>> begin

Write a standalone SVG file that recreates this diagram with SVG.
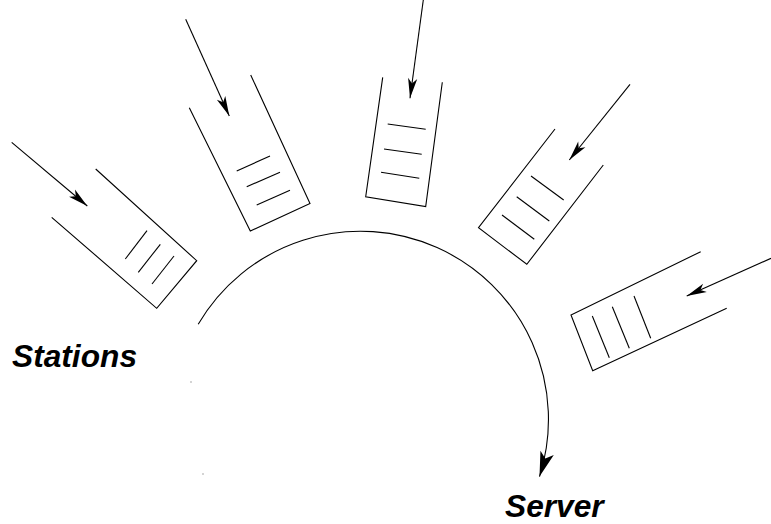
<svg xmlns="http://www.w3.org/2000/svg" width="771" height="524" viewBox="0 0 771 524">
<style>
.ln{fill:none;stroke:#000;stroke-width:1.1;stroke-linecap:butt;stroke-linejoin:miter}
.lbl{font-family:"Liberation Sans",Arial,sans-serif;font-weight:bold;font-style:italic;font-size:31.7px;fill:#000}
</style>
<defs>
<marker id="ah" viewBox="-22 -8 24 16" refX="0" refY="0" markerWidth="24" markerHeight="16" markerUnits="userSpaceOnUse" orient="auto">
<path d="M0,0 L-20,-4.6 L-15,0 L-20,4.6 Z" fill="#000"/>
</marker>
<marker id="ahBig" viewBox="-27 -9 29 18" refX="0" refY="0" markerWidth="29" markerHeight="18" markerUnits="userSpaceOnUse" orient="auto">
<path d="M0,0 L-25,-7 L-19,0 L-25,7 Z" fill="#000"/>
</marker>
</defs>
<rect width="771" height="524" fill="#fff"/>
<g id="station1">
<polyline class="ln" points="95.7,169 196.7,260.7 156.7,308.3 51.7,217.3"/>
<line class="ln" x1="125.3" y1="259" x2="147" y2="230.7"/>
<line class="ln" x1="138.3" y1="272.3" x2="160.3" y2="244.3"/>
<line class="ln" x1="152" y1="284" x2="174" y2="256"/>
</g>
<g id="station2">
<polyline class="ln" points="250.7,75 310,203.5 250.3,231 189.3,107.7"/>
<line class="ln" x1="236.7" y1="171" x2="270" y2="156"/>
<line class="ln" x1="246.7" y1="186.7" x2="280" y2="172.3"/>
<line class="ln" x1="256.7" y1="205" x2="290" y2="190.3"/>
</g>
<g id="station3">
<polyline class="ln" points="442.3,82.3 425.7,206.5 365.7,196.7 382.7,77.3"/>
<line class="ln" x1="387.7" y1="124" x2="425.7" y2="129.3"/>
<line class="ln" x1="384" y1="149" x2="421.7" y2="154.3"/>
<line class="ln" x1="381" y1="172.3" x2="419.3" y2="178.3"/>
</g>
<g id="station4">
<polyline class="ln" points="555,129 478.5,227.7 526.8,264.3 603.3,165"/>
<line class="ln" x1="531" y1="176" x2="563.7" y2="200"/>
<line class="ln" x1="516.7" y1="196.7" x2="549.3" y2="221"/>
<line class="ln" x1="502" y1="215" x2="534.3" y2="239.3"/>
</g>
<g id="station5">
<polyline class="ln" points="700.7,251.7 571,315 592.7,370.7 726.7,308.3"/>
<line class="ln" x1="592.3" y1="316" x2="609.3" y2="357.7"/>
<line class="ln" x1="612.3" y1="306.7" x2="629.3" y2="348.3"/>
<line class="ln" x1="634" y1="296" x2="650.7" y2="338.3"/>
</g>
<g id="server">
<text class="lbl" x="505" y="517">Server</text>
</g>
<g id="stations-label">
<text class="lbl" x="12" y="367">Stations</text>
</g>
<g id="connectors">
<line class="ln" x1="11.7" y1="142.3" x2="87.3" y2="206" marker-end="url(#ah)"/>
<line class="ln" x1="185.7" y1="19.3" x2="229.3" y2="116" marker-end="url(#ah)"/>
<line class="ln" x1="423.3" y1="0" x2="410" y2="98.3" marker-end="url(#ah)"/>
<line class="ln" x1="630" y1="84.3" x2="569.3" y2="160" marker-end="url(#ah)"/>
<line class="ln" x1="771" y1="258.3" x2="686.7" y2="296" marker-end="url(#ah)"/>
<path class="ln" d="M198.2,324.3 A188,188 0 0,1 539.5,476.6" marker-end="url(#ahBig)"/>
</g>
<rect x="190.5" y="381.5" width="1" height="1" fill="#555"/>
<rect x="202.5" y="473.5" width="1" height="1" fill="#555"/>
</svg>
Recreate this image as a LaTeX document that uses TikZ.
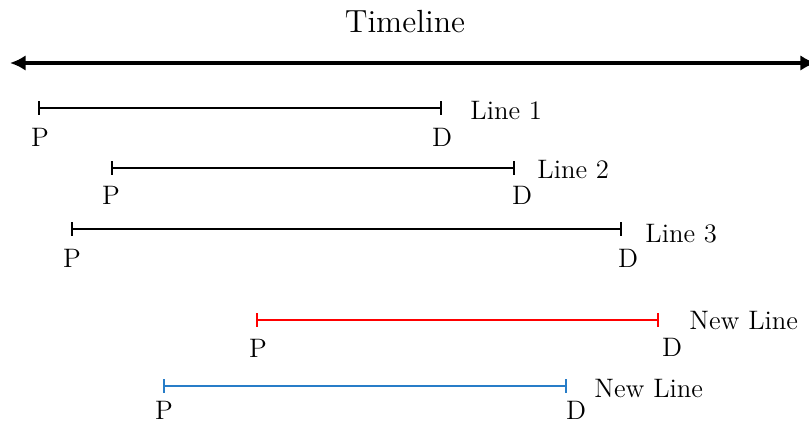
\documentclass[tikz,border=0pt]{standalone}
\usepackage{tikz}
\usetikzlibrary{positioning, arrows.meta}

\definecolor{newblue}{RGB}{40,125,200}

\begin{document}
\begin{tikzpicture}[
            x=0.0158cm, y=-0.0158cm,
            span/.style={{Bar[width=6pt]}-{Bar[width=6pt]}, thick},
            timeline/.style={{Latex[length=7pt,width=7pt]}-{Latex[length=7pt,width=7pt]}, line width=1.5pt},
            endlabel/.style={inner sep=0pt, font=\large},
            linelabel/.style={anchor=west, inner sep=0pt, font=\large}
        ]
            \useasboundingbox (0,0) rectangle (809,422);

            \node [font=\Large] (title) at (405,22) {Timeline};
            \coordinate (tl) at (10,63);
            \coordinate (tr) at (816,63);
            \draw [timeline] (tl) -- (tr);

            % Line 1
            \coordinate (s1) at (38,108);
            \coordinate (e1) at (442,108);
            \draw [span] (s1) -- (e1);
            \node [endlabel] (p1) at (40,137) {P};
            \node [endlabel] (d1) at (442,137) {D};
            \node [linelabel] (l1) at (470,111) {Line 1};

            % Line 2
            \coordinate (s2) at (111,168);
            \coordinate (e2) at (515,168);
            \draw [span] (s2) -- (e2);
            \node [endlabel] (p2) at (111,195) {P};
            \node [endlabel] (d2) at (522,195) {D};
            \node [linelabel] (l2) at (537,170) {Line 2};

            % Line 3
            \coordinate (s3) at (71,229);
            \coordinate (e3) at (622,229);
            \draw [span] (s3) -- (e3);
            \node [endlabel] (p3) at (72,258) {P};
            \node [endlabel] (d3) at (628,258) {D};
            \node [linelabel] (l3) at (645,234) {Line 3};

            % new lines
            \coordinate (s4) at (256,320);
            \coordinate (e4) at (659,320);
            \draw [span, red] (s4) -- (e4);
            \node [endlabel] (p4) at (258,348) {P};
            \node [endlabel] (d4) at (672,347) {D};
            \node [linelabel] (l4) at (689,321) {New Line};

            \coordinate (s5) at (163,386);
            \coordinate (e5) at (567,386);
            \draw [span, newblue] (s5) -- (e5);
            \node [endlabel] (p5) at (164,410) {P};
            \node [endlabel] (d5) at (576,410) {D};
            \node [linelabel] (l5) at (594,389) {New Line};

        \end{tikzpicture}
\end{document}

>> end

Up in the listing, locate the line with "Recreate this image"; print it and every line after it down to the line with "[linelabel] (l2) at", which is included too. Skip the pictures.

Recreate this image as a LaTeX document that uses TikZ.
\documentclass[tikz,border=0pt]{standalone}
\usepackage{tikz}
\usetikzlibrary{positioning, arrows.meta}

\definecolor{newblue}{RGB}{40,125,200}

\begin{document}
\begin{tikzpicture}[
            x=0.0158cm, y=-0.0158cm,
            span/.style={{Bar[width=6pt]}-{Bar[width=6pt]}, thick},
            timeline/.style={{Latex[length=7pt,width=7pt]}-{Latex[length=7pt,width=7pt]}, line width=1.5pt},
            endlabel/.style={inner sep=0pt, font=\large},
            linelabel/.style={anchor=west, inner sep=0pt, font=\large}
        ]
            \useasboundingbox (0,0) rectangle (809,422);

            \node [font=\Large] (title) at (405,22) {Timeline};
            \coordinate (tl) at (10,63);
            \coordinate (tr) at (816,63);
            \draw [timeline] (tl) -- (tr);

            % Line 1
            \coordinate (s1) at (38,108);
            \coordinate (e1) at (442,108);
            \draw [span] (s1) -- (e1);
            \node [endlabel] (p1) at (40,137) {P};
            \node [endlabel] (d1) at (442,137) {D};
            \node [linelabel] (l1) at (470,111) {Line 1};

            % Line 2
            \coordinate (s2) at (111,168);
            \coordinate (e2) at (515,168);
            \draw [span] (s2) -- (e2);
            \node [endlabel] (p2) at (111,195) {P};
            \node [endlabel] (d2) at (522,195) {D};
            \node [linelabel] (l2) at (537,170) {Line 2};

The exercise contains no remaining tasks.